CONCLUSION: IMPOSSIBLE THOUGHTS
Because eliminating television seems impossible, and personal withdrawal is in some ways not enough, at least at a systematic level, most of us naturally attempt to reform matters. In the case of television we have worked to improve and democratize its output.
But the central argument of this research is that television, for the most part, cannot possibly yield to reform. Its problems are inherent in the technology itself to the same extent that violence is inherent in guns.
No new age of well-meaning television executives can change what the medium does to people who watch it. Its effects on body and mind are inseparable from the viewing experience.
As for the political effects, if we switched from the commercial control of television to, say, governmental control, this would not change the essential political relationships: the unification of experience, the one speaking to the many, the inevitable training in autocracy that these conditions engender. Similarly, no change in programming format from the present violent, antisocial tendencies to the more "prosocial" visions of educators and psychologists will mean much compared with the training in passivity, the destruction of creativity, the dulling of communicative abilities that any extended exposure to television inevitably produces. This is even assuming that the programming could be substantially changed which, as we have seen, is highly doubtful.
No influx of talented directors or writers can offset the technical limits of the medium itself. No matter who is in control, the medium remains confined to its cold, narrow culverts of hyperactive information. Nothing and no one can change this, nor can anyone change how television's technical limits confine awareness. As the person who gazes at streams becomes stream-like, so as we watch television we inexorably evolve into creatures whose bodies and minds become television-like.

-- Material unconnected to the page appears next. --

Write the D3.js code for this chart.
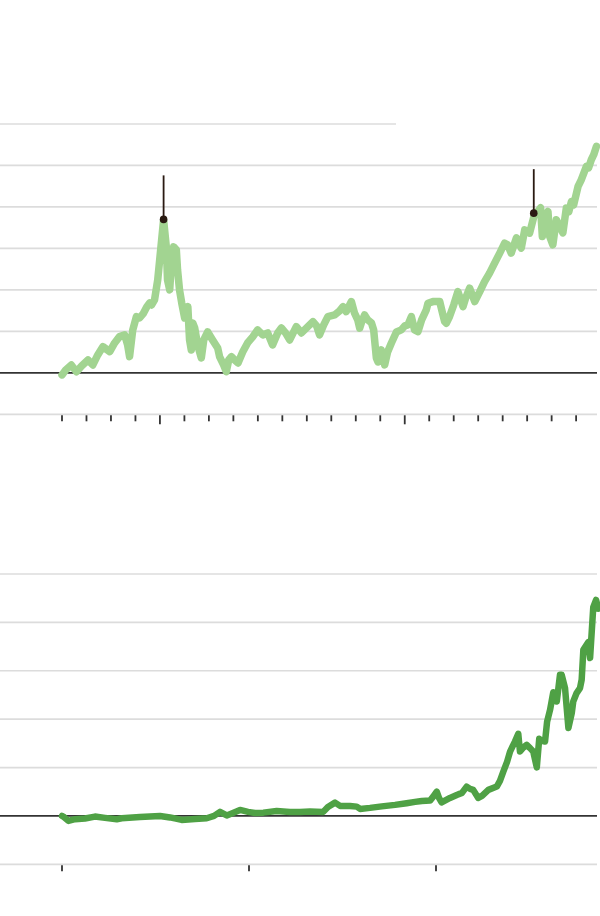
<!DOCTYPE html>
<html>
<head>
<meta charset="utf-8">
<script src="https://cdn.jsdelivr.net/npm/d3@7/dist/d3.min.js"></script>
<style>
  html, body { margin: 0; padding: 0; background: #fff; }
  svg { display: block; }
</style>
</head>
<body>
<div id="chart"></div>
<script>
// ---------- DATA ----------
// Top panel: percent change since start (years as decimals)
const topYears = [1996.0,1996.15,1996.38,1996.59,1996.80,1997.06,1997.26,1997.46,1997.67,1997.95,1998.15,1998.35,1998.56,1998.68,1998.76,1998.89,1999.04,1999.17,1999.31,1999.46,1999.58,1999.66,1999.78,1999.91,1999.99,2000.07,2000.15,2000.26,2000.31,2000.40,2000.48,2000.56,2000.67,2000.72,2000.80,2000.89,2001.01,2001.14,2001.21,2001.28,2001.34,2001.42,2001.54,2001.69,2001.79,2001.95,2002.15,2002.36,2002.44,2002.60,2002.71,2002.81,2002.92,2003.05,2003.19,2003.38,2003.58,2003.79,2003.99,2004.20,2004.40,2004.60,2004.81,2004.96,2005.13,2005.30,2005.57,2005.78,2005.99,2006.25,2006.40,2006.52,2006.69,2006.86,2007.14,2007.34,2007.48,2007.61,2007.82,2007.95,2008.08,2008.16,2008.24,2008.36,2008.49,2008.64,2008.73,2008.84,2008.91,2009.04,2009.18,2009.30,2009.45,2009.66,2009.86,2010.00,2010.13,2010.27,2010.40,2010.54,2010.69,2010.88,2010.95,2011.15,2011.43,2011.51,2011.63,2011.70,2011.83,2012.00,2012.17,2012.38,2012.49,2012.65,2012.86,2013.06,2013.26,2013.47,2013.67,2013.88,2014.08,2014.20,2014.35,2014.56,2014.76,2014.90,2015.10,2015.31,2015.43,2015.55,2015.62,2015.72,2015.85,2015.92,2016.05,2016.19,2016.40,2016.46,2016.60,2016.70,2016.81,2016.90,2017.08,2017.21,2017.42,2017.51,2017.62,2017.72,2017.83];
const topValues = [-5,6.9,19,2.8,16.6,31.1,19,43.1,63.2,51.1,72.1,87.3,91.4,67.3,39,103.5,135.6,132.4,142.1,159,168.6,163.8,175.9,224.2,272.4,320.7,369,304.5,224.2,200,277.3,303.8,296.6,248.3,200,168.6,132.4,159.7,79.3,55.2,120.4,108.3,67.3,35.9,79.3,98.6,79.3,60,38.3,19,2.8,31.1,39,31.1,23.8,50.4,72.1,86.6,103.5,91.4,96.2,67.3,96.2,108.3,96.2,79.3,111.4,96.2,108.3,123.5,113.1,91.4,115.5,135.6,139.7,149.3,159.7,147.6,171.8,143.8,127.6,107.6,122.8,139.7,127.6,120.4,103.5,35.9,26.2,55.2,19,50.4,71.4,98.6,103.5,113.1,115.5,135.6,103.5,99.4,127.6,151.7,167.9,171.8,171.8,151.7,123.5,119.6,135.6,163.8,195.9,159.7,180.7,204.1,171.8,195.2,220.1,241.1,264.5,288.6,312.7,308.6,288.6,325.5,300.7,344.8,336.9,385.2,388.3,397.9,328.7,373.8,389,328.7,308.6,369,344.8,337.6,397.2,388.3,413.1,405.2,449.4,465.5,497.6,494.5,513.8,525.9,545.9];
const topGrid = [-100, 0, 100, 200, 300, 400, 500, 600];
const topTickYears = d3.range(1996, 2018);
const topMajorYears = [2000, 2010];
const topMarkerYears = [2000.15, 2015.27];
const topMarkerValues = [370, 385];

// Bottom panel
const bottomYears = [1990.00,1990.07,1990.34,1990.70,1991.23,1991.76,1992.30,1992.93,1993.19,1994.17,1995.24,1995.78,1996.40,1997.11,1997.74,1998.13,1998.45,1998.81,1999.14,1999.52,1999.95,2000.32,2000.77,2001.48,2002.19,2002.73,2003.26,2003.97,2004.22,2004.60,2004.87,2005.40,2005.76,2005.94,2006.47,2007.10,2007.81,2008.43,2008.88,2009.24,2009.68,2009.84,2010.04,2010.16,2010.30,2010.75,2011.11,2011.39,2011.64,2011.82,2011.99,2012.26,2012.46,2012.80,2013.25,2013.42,2013.60,2013.80,2013.96,2014.22,2014.40,2014.49,2014.65,2014.85,2015.03,2015.20,2015.39,2015.52,2015.67,2015.83,2015.94,2016.10,2016.27,2016.46,2016.63,2016.72,2016.90,2017.08,2017.26,2017.34,2017.52,2017.70,2017.79,2017.88,2018.14,2018.24,2018.41,2018.56,2018.68];
const bottomValues = [0,-14,-103,-68,-52,-14,-41,-68,-48,-21,0,-31,-83,-62,-48,0,83,10,62,124,83,62,68,103,83,83,89,83,186,275,207,207,192,145,166,197,228,263,290,310,317,393,503,372,279,372,434,476,606,559,538,372,414,538,606,724,917,1117,1330,1537,1697,1330,1407,1469,1401,1330,1003,1593,1552,1537,1945,2193,2555,2365,2917,2917,2642,1815,2125,2365,2539,2642,2814,3435,3590,3263,4314,4463,4283];
const bottomGrid = [-1000, 0, 1000, 2000, 3000, 4000, 5000];
const bottomTickYears = [1990, 2000, 2010];

// ---------- DRAW ----------
const W = 600, H = 916;
const svg = d3.select("#chart").append("svg").attr("width", W).attr("height", H);

const GRID = "#dcdcdc", BASE = "#333333", INK = "#2a1a12";

// Top scales
const xT = d3.scaleLinear().domain([1996, 2018]).range([62, 600.6]);
const yT = d3.scaleLinear().domain([-100, 600]).range([414.3, 124]);

const gT = svg.append("g");
gT.selectAll("line.grid").data(topGrid).join("line")
  .attr("x1", 0)
  .attr("x2", d => d === 600 ? 396 : 597)
  .attr("y1", d => yT(d)).attr("y2", d => yT(d))
  .attr("stroke", d => d === 0 ? BASE : GRID)
  .attr("stroke-width", 1.7);

gT.selectAll("line.tick").data(topTickYears).join("line")
  .attr("x1", d => xT(d)).attr("x2", d => xT(d))
  .attr("y1", yT(-100) + 1)
  .attr("y2", d => topMajorYears.includes(d) ? yT(-100) + 10 : yT(-100) + 7)
  .attr("stroke", BASE).attr("stroke-width", 1.8);

const topData = topYears.map((y, i) => [y, topValues[i]]);
gT.append("path").datum(topData)
  .attr("fill", "none")
  .attr("stroke", "#a2d491")
  .attr("stroke-width", 7.5)
  .attr("stroke-linejoin", "round").attr("stroke-linecap", "round")
  .attr("d", d3.line().x(d => xT(d[0])).y(d => yT(d[1])));

const markers = topMarkerYears.map((y, i) => [y, topMarkerValues[i]]);
gT.selectAll("line.marker").data(markers).join("line")
  .attr("x1", d => xT(d[0])).attr("x2", d => xT(d[0]))
  .attr("y1", d => yT(d[1])).attr("y2", d => yT(d[1]) - 44)
  .attr("stroke", INK).attr("stroke-width", 1.8);
gT.selectAll("circle.marker").data(markers).join("circle")
  .attr("cx", d => xT(d[0])).attr("cy", d => yT(d[1]))
  .attr("r", 3.8).attr("fill", INK);

// Bottom scales
const xB = d3.scaleLinear().domain([1990, 2020]).range([62, 623]);
const yB = d3.scaleLinear().domain([-1000, 5000]).range([864.3, 574]);

const gB = svg.append("g");
gB.selectAll("line.grid").data(bottomGrid).join("line")
  .attr("x1", 0).attr("x2", 597)
  .attr("y1", d => yB(d)).attr("y2", d => yB(d))
  .attr("stroke", d => d === 0 ? BASE : GRID)
  .attr("stroke-width", 1.7);

gB.selectAll("line.tick").data(bottomTickYears).join("line")
  .attr("x1", d => xB(d)).attr("x2", d => xB(d))
  .attr("y1", yB(-1000) + 1).attr("y2", yB(-1000) + 7)
  .attr("stroke", BASE).attr("stroke-width", 1.8);

const bottomData = bottomYears.map((y, i) => [y, bottomValues[i]]);
gB.append("path").datum(bottomData)
  .attr("fill", "none")
  .attr("stroke", "#4fa145")
  .attr("stroke-width", 6.5)
  .attr("stroke-linejoin", "round").attr("stroke-linecap", "round")
  .attr("d", d3.line().x(d => xB(d[0])).y(d => yB(d[1])));
</script>
</body>
</html>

True, if we banned all advertising, that would allay many negative effects of the medium and diminish the power of the huge corporations that are re-creating life in their image.
True, if we banned all broadcast television, leaving only cable systems, that would reduce the effect of the centralization of control. More kinds of people might have access to the medium, but they would still have to submit to the dictates of the technology. As they used the machine, they would find their material and their own consciousness changing to suit the technological form. The people who use television become more like each other, the Indian who learns television is an Indian no longer.

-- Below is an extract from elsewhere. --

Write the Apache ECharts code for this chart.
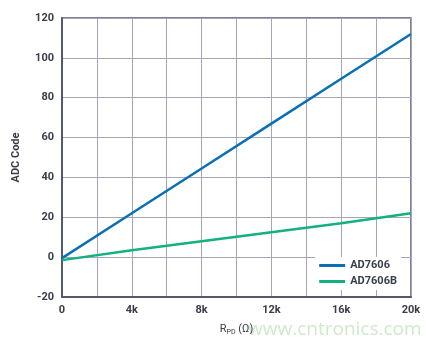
<!DOCTYPE html>
<html lang="en">
<head>
  <meta charset="UTF-8">
  <title>ADC Code vs RPD</title>
  <style>
    html, body { margin: 0; padding: 0; background: #fff; }
  </style>
</head>
<body>
  <div id="chart" style="width: 431px; height: 346px;"></div>
  <script src="https://cdn.jsdelivr.net/npm/echarts@6/dist/echarts.min.js"></script>
  <script>
    // values
    const rpd = [0, 4000, 8000, 12000, 16000, 20000];
    const ad7606 = [-0.5, 22, 44.5, 67, 89.5, 112];
    const ad7606b = [-1.5, 3.5, 8, 12.5, 17, 22];
    const seriesNames = ["AD7606", "AD7606B"];

    const chart = echarts.init(document.getElementById("chart"), null, { renderer: 'canvas' });

    const axisText = { color: "#3a3d4a", fontWeight: "bold", fontSize: 11, fontFamily: "Roboto" };

    chart.setOption({
      animation: false,
      grid: {
        left: 62, right: 20, top: 18, bottom: 49,
        show: true, borderColor: "#555a6a", borderWidth: 1.5
      },
      legend: {
        right: 30, bottom: 56,
        orient: "vertical",
        itemWidth: 26, itemHeight: 3, itemGap: 5,
        backgroundColor: "#fff",
        padding: [3, 4, 3, 4],
        icon: "rect",
        textStyle: { color: "#3a3d4a", fontWeight: "bold", fontSize: 11, fontFamily: "Roboto" },
        data: seriesNames
      },
      xAxis: {
        type: "value",
        min: 0, max: 20000, interval: 2000,
        name: "R{sub|PD} (Ω)",
        nameLocation: "middle",
        nameGap: 26,
        nameTextStyle: {
          color: "#3a3d4a", fontSize: 11, fontFamily: "Roboto",
          rich: { sub: { fontSize: 7, verticalAlign: "bottom", padding: [6, 0, 0, 0], color: "#3a3d4a" } }
        },
        axisLine: { onZero: false, lineStyle: { color: "#555a6a", width: 2 } },
        axisTick: { show: false },
        axisLabel: Object.assign({
          margin: 8,
          formatter: v => v === 0 ? "0" : (v % 4000 === 0 ? (v / 1000) + "k" : "")
        }, axisText),
        splitLine: { lineStyle: { color: "#a3a6b8", width: 1 } }
      },
      yAxis: {
        type: "value",
        min: -20, max: 120, interval: 20,
        name: "ADC Code",
        nameLocation: "middle",
        nameGap: 40,
        nameTextStyle: { color: "#3a3d4a", fontWeight: "bold", fontSize: 11, fontFamily: "Roboto" },
        axisLine: { show: true, onZero: false, lineStyle: { color: "#555a6a", width: 2 } },
        axisTick: { show: false },
        axisLabel: Object.assign({ margin: 8 }, axisText),
        splitLine: { lineStyle: { color: "#a3a6b8", width: 1 } }
      },
      graphic: [{
        type: "text",
        left: 248, top: 320,
        silent: true,
        style: { text: "www.cntronics.com", fill: "rgba(150, 205, 140, 0.45)", fontSize: 19, fontFamily: "Open Sans" }
      }],
      series: [
        {
          name: seriesNames[0], type: "line",
          data: rpd.map((x, i) => [x, ad7606[i]]),
          showSymbol: false,
          lineStyle: { color: "#0b6fb5", width: 2.5 },
          itemStyle: { color: "#0b6fb5" }
        },
        {
          name: seriesNames[1], type: "line",
          data: rpd.map((x, i) => [x, ad7606b[i]]),
          showSymbol: false,
          lineStyle: { color: "#13b17f", width: 2.5 },
          itemStyle: { color: "#13b17f" }
        }
      ]
    });
  </script>
</body>
</html>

If we reduced the number of broadcast hours per day, or the number of days per week that television is permitted to broadcast, as many countries have, that would surely be an improvement.

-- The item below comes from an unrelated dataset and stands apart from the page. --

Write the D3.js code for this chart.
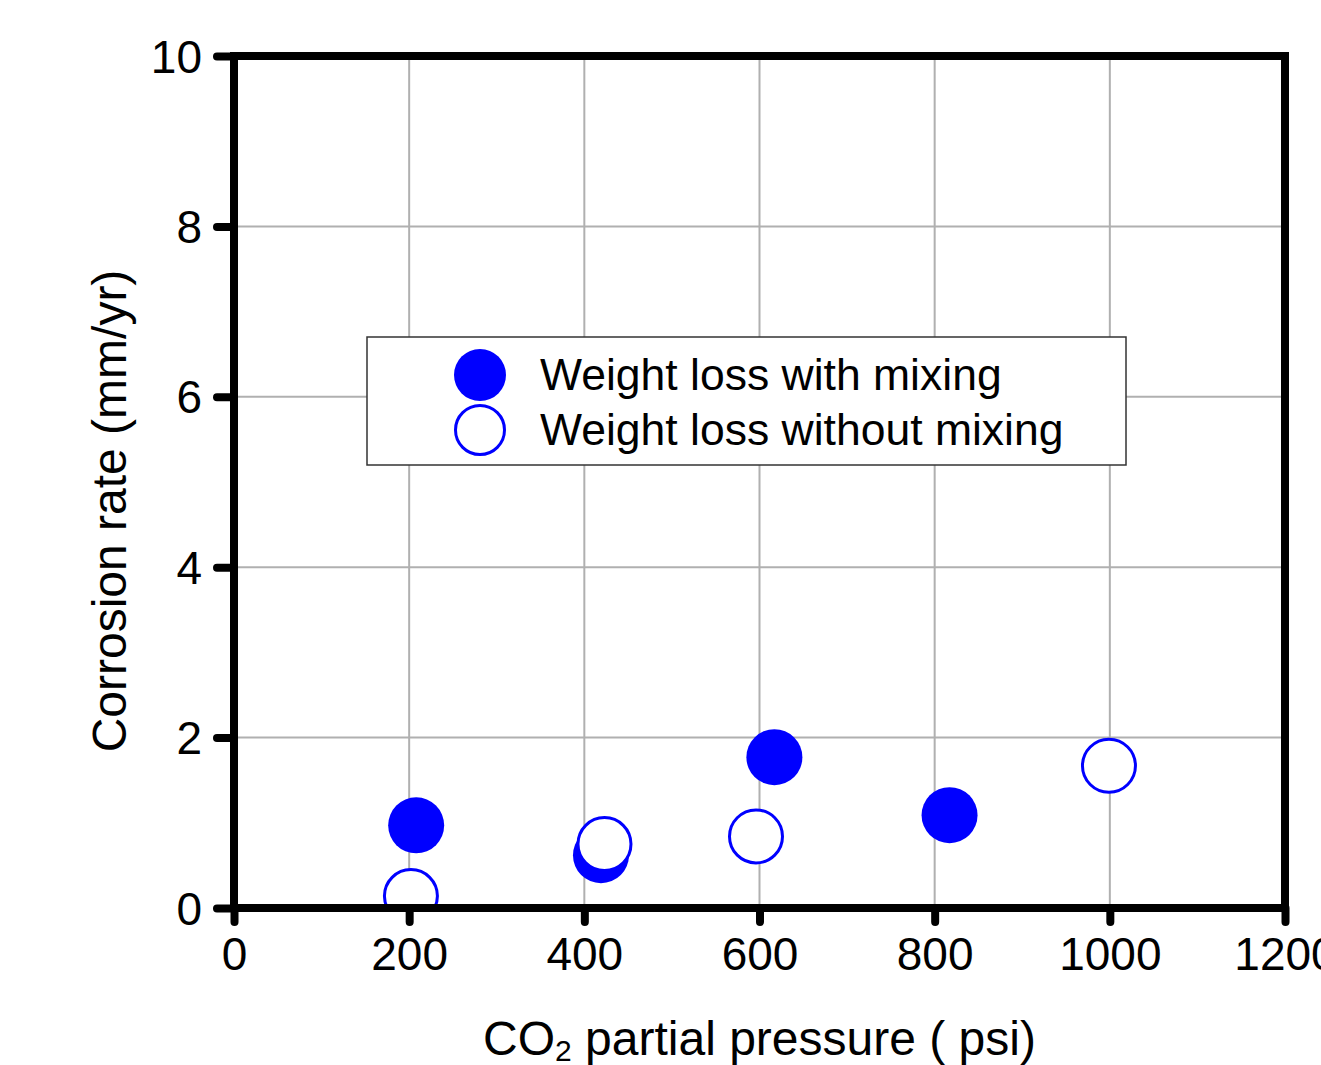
<!DOCTYPE html>
<html>
<head>
<meta charset="utf-8">
<script src="https://cdn.jsdelivr.net/npm/d3@7"></script>
<style>
  body { margin: 0; background: #fff; }
  text { font-family: "Liberation Sans", Arial, sans-serif; fill: #000; }
</style>
</head>
<body>
<div id="chart"></div>
<script>
// data
const xTicks = [0, 200, 400, 600, 800, 1000, 1200];
const yTicks = [0, 2, 4, 6, 8, 10];
const xGrid = [200, 400, 600, 800, 1000];
const yGrid = [2, 4, 6, 8];
const withMixingX = [208, 419, 617, 817];
const withMixingY = [0.97, 0.62, 1.77, 1.09];
const withoutMixingX = [202, 423, 596, 999];
const withoutMixingY = [0.14, 0.75, 0.84, 1.67];
const seriesNames = ["Weight loss with mixing", "Weight loss without mixing"];

var W = 1321, H = 1065;
var margin = { top: 56, right: 36, bottom: 157, left: 234 },
    width = W - margin.left - margin.right,
    height = H - margin.top - margin.bottom;

var svg = d3.select("#chart").append("svg")
    .attr("width", W)
    .attr("height", H);

var g = svg.append("g")
    .attr("transform", "translate(" + margin.left + "," + margin.top + ")");

var x = d3.scaleLinear().domain([0, 1200]).range([0, width]);
var y = d3.scaleLinear().domain([0, 10]).range([height, 0]);

// grid
g.selectAll(".vgrid").data(xGrid).enter().append("line")
    .attr("x1", d => x(d)).attr("x2", d => x(d))
    .attr("y1", 0).attr("y2", height)
    .attr("stroke", "#b0b0b0").attr("stroke-width", 2);
g.selectAll(".hgrid").data(yGrid).enter().append("line")
    .attr("y1", d => y(d)).attr("y2", d => y(d))
    .attr("x1", 0).attr("x2", width)
    .attr("stroke", "#b0b0b0").attr("stroke-width", 2);

// legend box sits over the grid
var leg = svg.append("g");
leg.append("rect")
    .attr("x", 367).attr("y", 337)
    .attr("width", 759).attr("height", 128)
    .attr("fill", "#fff").attr("stroke", "#333").attr("stroke-width", 1.5);

// points
g.append("clipPath").attr("id", "plotclip")
  .append("rect").attr("width", width).attr("height", height);

var pts = g.append("g").attr("clip-path", "url(#plotclip)");
var filled = withMixingX.map((v, i) => ({ x: v, y: withMixingY[i] }));
var open = withoutMixingX.map((v, i) => ({ x: v, y: withoutMixingY[i] }));

pts.selectAll(".filled").data(filled).enter().append("circle")
    .attr("cx", d => x(d.x)).attr("cy", d => y(d.y))
    .attr("r", 28).attr("fill", "#0000ff");
pts.selectAll(".open").data(open).enter().append("circle")
    .attr("cx", d => x(d.x)).attr("cy", d => y(d.y))
    .attr("r", 26.5).attr("fill", "#fff")
    .attr("stroke", "#0000ff").attr("stroke-width", 3);

// axes
var xAxis = g.append("g")
    .attr("transform", "translate(0," + height + ")")
    .call(d3.axisBottom(x).tickValues(xTicks).tickFormat(d3.format("d"))
        .tickSize(14).tickSizeOuter(0).tickPadding(15));
var yAxis = g.append("g")
    .call(d3.axisLeft(y).tickValues(yTicks).tickFormat(d3.format("d"))
        .tickSize(17).tickSizeOuter(0).tickPadding(15));

[xAxis, yAxis].forEach(function (a) {
    a.select(".domain").remove();
    a.selectAll(".tick line")
        .attr("stroke", "#000").attr("stroke-width", 8).attr("stroke-linecap", "round");
    a.selectAll(".tick text")
        .attr("fill", "#000")
        .style("font-size", "46px")
        .style("font-family", "'Liberation Sans', Arial, sans-serif");
});
yAxis.selectAll(".tick text").attr("dy", "0.35em");

// frame
g.append("rect")
    .attr("width", width).attr("height", height)
    .attr("fill", "none").attr("stroke", "#000").attr("stroke-width", 8);

// axis titles
var xt = svg.append("text")
    .attr("x", margin.left + width / 2).attr("y", 1055)
    .attr("text-anchor", "middle")
    .style("font-size", "48px");
xt.append("tspan").text("CO");
xt.append("tspan").attr("dy", 6).style("font-size", "30px").text("2");
xt.append("tspan").attr("dy", -6).text(" partial pressure ( psi)");

svg.append("text")
    .attr("transform", "translate(126,511) rotate(-90)")
    .attr("text-anchor", "middle")
    .style("font-size", "48px")
    .text("Corrosion rate (mm/yr)");

// legend entries
leg.append("circle").attr("cx", 480).attr("cy", 375).attr("r", 26).attr("fill", "#0000ff");
leg.append("circle").attr("cx", 480).attr("cy", 430).attr("r", 24.5)
    .attr("fill", "#fff").attr("stroke", "#0000ff").attr("stroke-width", 3);
leg.selectAll(".lt").data(seriesNames).enter().append("text")
    .attr("x", 540).attr("y", (d, i) => 390 + i * 55)
    .style("font-size", "44.5px")
    .text(d => d);
</script>
</body>
</html>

If we eliminated all crime shows and other sensational entertainment, it would reveal what an inherently boring medium this is, producing awareness of artificial fixation despite boredom.
If we banned all nature shows or news broadcasts from television, due to the unavoidable and very dangerous distortions and aberrations which are inherent in televising these subjects, then this would leave other, better-qualified media to report them to us. The result would be an increased awareness of far more complex, complete and subtle information.
If we outlawed networks, there would be a new emphasis on local events, bringing us nearer to issues upon which we might have some direct personal effect.
All of these changes in television would be to the good, and worthy of support, but do you believe that they would be any easier to achieve than the outright elimination of the whole technology? Considering how difficult it has been merely to reduce the volume or the kind of advertising that is directed at our children, and considering the overwhelming power of the interests who control communications in this country, we might just as well put our efforts toward trying for the hole in one. It will take no greater amount of organization and it does not suffer the inhibitions of ambiguity.
IMAGINE A WORLD FREE OF TELEVISION
What is lost because we can no longer flip a switch for instant "entertainment" will be more than offset by human contact, enlivened minds and resurgence of personal investigation and activation.
What is lost because we can no longer see fuzzy and reduced versions of drama or forests will be more than offset by the actual experience of life and environment directly lived, and the resurgence of the human feeling that will accompany this.
What is lost by the unavailability of escape from what may be the painful conditions of many people's lives, might be more than offset by the concrete realization that life has been made painful, more to some than to others, and the desire to do something about this, to attack whatever forces have conspired to make this so.
Once rid of television, our information field would instantly widen to include aspects of life which have been discarded and forgotten. Human beings would rediscover facets of experience that we have permitted to lie dormant.
The nature of political process would surely change, making possible not only more subtle perspectives, but also the possibility of content over style. Political and economic power, now more concentrated than ever before in American history, would surely shift somewhat in the direction of more decentralized, non-capitalistic, community-based structures.
Learning would doubtless reemerge to substitute for brainwashing. Individual knowledge and the collective knowledge of communities of friends and peers would again flower as monolithic, institutional, surrogate knowledge declined.
Overall, chances are excellent that human beings, once outside the cloud of television images, would be happier than they have been of late, once again living in a reality which is less artificial, less imposed, and more responsive to personal action.
How to achieve the elimination of television? You must answer this question for yourselves. It is obvious, however, that the first step is for all of us to purge from our minds the idea that just because television exists, we cannot get rid of it.
IMAGINE A WORLD WITHOUT TELL-A-VISION!